Les problèmes du PS ne se limitent pas à une série de faux départs. Le parti s’est également fait une spécialité de réparer une machine atone avec des pièces usagées. Comme si Domenech avait rappelé Trésor et Giresse, les perdants de France-RFA en 1982, dans son équipe en Afrique du Sud. Laurent Fabius et DSK étaient, eux aussi, déjà actifs au niveau national au début des années 1980.

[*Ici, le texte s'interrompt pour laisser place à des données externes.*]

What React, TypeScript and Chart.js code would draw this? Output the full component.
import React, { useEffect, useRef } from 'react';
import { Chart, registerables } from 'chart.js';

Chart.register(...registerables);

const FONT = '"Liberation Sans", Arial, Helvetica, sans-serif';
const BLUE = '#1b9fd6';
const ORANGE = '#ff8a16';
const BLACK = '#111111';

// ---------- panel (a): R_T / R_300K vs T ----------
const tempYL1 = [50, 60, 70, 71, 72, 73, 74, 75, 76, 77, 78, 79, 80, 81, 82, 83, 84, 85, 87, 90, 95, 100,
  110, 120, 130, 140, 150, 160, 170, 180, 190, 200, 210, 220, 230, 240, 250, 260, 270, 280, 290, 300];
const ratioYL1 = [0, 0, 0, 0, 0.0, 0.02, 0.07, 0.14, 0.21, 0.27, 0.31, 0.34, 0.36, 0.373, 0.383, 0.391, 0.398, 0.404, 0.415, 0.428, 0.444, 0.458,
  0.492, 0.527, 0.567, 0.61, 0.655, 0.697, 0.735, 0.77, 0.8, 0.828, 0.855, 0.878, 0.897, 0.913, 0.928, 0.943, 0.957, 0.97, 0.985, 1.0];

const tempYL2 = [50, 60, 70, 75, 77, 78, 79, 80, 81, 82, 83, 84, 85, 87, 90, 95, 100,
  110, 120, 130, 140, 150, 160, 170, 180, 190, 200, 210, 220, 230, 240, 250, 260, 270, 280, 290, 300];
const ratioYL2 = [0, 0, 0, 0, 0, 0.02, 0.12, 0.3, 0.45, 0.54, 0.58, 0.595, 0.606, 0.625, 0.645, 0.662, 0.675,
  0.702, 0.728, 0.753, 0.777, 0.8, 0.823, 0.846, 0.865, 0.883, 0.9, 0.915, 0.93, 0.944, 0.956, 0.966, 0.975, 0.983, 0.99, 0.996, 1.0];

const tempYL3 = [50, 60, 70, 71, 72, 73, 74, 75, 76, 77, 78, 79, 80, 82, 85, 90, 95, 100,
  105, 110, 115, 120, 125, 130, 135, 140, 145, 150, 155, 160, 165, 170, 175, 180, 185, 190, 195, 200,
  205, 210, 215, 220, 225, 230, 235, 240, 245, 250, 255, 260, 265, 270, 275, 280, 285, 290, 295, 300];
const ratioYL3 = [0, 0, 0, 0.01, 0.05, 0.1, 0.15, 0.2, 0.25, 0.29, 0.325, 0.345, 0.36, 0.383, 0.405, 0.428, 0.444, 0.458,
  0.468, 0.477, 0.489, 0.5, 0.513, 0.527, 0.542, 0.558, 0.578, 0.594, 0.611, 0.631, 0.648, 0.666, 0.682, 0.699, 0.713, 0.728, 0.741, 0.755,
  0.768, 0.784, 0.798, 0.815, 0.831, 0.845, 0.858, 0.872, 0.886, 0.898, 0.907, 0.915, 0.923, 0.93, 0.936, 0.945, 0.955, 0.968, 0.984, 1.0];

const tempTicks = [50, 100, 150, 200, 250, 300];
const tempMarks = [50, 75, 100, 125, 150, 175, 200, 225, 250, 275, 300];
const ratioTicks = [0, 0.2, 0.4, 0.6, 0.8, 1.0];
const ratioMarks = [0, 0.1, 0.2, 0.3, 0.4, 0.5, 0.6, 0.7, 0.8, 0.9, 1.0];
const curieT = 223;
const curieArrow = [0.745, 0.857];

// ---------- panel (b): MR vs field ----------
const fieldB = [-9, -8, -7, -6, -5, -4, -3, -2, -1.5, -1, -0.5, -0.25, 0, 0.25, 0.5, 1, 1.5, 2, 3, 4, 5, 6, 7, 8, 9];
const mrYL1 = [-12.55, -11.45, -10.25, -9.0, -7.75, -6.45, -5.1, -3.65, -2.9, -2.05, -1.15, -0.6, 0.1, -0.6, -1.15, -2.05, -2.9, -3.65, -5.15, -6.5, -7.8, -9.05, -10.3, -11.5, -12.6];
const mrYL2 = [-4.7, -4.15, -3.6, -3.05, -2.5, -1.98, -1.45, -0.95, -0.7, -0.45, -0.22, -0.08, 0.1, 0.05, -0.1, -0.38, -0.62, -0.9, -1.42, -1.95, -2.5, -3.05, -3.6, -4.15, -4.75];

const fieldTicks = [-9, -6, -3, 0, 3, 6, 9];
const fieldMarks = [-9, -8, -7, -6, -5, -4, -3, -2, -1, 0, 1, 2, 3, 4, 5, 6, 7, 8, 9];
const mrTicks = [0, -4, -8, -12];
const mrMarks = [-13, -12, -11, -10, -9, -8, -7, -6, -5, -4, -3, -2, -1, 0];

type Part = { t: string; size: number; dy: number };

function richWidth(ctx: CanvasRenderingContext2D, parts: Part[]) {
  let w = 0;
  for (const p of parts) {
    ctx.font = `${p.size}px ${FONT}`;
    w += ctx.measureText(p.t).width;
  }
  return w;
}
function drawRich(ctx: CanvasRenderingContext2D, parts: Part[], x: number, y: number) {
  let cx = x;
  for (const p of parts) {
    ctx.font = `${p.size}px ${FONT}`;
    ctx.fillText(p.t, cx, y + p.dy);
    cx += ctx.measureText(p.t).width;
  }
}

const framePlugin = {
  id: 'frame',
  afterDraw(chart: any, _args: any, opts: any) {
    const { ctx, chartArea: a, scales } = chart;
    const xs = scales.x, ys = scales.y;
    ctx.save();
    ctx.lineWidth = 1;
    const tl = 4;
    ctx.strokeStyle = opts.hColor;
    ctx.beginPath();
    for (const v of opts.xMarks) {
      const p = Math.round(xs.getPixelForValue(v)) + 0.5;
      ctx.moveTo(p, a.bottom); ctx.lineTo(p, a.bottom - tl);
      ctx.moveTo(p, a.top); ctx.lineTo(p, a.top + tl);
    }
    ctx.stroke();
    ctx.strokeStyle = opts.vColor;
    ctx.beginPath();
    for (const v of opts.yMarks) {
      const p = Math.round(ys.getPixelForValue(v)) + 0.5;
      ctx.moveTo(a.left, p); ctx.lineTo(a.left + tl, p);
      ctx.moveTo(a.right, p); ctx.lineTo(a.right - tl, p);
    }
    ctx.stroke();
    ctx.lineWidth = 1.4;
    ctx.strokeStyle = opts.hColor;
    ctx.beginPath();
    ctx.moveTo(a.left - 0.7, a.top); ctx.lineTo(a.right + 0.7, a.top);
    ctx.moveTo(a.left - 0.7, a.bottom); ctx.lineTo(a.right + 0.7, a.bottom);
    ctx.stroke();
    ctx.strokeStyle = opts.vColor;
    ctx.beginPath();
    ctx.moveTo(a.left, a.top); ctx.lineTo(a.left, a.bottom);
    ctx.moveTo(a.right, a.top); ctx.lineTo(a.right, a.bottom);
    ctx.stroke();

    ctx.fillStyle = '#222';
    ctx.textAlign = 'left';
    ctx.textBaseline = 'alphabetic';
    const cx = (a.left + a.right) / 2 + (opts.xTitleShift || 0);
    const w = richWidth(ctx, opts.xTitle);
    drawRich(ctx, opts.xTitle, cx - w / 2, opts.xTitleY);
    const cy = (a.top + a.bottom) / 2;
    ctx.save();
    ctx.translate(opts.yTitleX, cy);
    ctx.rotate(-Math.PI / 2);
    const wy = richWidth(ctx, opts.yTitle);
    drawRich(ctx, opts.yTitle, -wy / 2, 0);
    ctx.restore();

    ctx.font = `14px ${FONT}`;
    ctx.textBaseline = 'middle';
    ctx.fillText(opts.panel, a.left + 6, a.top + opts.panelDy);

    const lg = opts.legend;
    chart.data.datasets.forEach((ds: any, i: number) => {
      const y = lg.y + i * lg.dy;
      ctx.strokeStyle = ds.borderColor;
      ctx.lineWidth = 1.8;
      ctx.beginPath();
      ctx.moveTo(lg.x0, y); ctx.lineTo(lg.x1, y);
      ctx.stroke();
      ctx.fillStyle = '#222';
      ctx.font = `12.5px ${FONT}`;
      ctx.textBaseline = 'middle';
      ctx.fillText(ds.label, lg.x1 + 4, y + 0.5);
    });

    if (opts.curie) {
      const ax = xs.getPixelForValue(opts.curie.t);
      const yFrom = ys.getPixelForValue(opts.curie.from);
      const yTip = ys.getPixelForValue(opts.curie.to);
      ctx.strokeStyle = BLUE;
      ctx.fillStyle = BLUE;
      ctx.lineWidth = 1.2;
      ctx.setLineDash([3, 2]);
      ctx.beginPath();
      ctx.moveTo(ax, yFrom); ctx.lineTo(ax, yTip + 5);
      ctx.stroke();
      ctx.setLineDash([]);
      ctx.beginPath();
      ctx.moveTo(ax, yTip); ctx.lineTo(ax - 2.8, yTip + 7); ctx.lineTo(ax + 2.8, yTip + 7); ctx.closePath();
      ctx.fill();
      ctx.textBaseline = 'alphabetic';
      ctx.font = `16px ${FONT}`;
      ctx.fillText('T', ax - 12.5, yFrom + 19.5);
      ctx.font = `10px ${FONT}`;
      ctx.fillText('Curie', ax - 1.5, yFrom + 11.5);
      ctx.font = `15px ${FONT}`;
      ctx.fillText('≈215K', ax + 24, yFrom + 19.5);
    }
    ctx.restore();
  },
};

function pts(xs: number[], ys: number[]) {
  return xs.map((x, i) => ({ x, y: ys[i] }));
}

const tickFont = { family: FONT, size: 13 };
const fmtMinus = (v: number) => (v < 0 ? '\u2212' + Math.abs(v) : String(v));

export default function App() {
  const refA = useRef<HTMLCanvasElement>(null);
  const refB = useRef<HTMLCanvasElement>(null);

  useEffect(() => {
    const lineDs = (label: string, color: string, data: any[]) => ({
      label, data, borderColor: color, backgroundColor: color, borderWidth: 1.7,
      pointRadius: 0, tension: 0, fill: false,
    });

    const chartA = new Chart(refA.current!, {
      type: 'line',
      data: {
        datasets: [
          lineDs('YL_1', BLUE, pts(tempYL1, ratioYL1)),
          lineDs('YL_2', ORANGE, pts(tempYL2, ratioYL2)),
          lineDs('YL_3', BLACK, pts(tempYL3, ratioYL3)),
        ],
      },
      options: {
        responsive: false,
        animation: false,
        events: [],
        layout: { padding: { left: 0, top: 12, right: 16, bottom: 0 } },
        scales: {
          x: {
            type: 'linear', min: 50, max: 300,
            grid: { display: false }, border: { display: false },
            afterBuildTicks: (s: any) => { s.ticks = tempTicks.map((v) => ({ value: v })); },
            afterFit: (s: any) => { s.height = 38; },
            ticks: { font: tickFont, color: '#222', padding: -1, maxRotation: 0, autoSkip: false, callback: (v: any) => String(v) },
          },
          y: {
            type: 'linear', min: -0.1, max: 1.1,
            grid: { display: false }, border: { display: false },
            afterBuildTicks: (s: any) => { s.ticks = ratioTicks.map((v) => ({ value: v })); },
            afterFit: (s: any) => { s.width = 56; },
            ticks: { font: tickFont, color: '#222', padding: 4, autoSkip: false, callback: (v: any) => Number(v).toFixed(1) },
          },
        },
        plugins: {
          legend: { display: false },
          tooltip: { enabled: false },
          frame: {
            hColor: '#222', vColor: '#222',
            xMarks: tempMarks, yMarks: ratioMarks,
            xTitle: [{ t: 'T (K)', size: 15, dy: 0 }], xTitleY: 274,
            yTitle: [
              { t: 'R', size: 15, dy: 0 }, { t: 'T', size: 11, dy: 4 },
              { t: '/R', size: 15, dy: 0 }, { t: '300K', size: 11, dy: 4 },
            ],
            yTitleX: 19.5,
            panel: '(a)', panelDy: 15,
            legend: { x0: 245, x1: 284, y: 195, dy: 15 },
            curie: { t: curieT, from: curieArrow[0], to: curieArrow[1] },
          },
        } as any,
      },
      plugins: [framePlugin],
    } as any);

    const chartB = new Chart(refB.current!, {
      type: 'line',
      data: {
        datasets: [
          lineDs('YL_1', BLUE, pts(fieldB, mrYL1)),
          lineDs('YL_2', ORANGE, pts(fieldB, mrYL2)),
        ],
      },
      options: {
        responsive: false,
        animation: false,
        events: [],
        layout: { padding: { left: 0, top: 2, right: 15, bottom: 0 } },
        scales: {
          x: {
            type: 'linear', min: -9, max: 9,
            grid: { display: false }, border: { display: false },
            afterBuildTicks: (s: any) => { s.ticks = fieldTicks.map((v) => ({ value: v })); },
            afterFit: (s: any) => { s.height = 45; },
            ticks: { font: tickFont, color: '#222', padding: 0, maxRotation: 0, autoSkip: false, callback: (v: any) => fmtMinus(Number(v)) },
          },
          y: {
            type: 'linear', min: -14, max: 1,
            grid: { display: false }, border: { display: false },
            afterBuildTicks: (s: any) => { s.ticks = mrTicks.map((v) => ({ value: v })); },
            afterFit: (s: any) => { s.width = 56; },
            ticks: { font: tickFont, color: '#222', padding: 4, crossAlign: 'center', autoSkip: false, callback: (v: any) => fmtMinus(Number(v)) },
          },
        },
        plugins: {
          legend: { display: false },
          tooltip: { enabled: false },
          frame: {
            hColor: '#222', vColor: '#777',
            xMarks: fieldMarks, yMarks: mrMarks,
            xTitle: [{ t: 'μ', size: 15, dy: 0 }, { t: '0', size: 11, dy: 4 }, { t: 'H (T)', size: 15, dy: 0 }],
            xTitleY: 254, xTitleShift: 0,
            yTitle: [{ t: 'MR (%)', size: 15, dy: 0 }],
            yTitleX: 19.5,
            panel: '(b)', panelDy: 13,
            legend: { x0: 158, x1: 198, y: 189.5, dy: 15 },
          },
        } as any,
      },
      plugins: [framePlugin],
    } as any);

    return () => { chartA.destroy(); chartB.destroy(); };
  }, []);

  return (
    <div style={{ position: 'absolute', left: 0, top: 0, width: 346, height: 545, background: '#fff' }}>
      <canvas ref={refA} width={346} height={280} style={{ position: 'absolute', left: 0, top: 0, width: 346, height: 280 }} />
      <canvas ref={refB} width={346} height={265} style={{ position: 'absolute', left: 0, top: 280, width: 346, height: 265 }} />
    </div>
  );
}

Le riant visage du PS à Caen.

L’incapacité à faire émerger des nouvelles têtes et à tirer les leçons des échecs tient peut-être au manque de rigueur et de volonté au sein du parti. En 2005, les grands noms du PS ont montré ce qu’ils pensaient des votes internes au parti. En ne suivant pas le choix des militants pour le ‘oui’ au référendum sur la constitution européenne, les Fabius, Emmanuelli ou Mélenchon exposaient au grand jour le manque de leadership de l’opposition. Dans ces conditions, quelle crédibilité apporter aux primaires du PS ?

De la même manière, Laurent Fabius, pourtant 3e des primaires de 2006 avec près de 20% des voix des militants, n’avait à l’époque qu’une cote d’avenir de 22 points. DSK, sorti des primaires sur le même score, avait une cote deux fois supérieure. Les militants PS votent-ils pour celui qui les fera gagner ou en fonction d’impératifs claniques ?

Espérons que l’on cesse de se focaliser pour savoir qui sera calife à la place du calife et que l’on se concentre vraiment sur les idées. Sans forcément souhaiter une victoire du PS, les démocrates doivent se mobiliser pour que les français disposent d’une opposition crédible. L’été 2010 a montré ce dont quoi un gouvernement laissé à lui-même était capable.

Que le PS se rassure néanmoins. Les cotes d’avenir des leaders de droite sont encore plus ternes que celles de Mitterrand en décembre 1991, à son plus bas historique. Les membres du gouvernement plébiscités par plus d’un tiers des sondés restent Rama Yade et Bernard Kouchner. On voit mal l’UMP les adouber en 2012 pour succéder à Sarko 1er.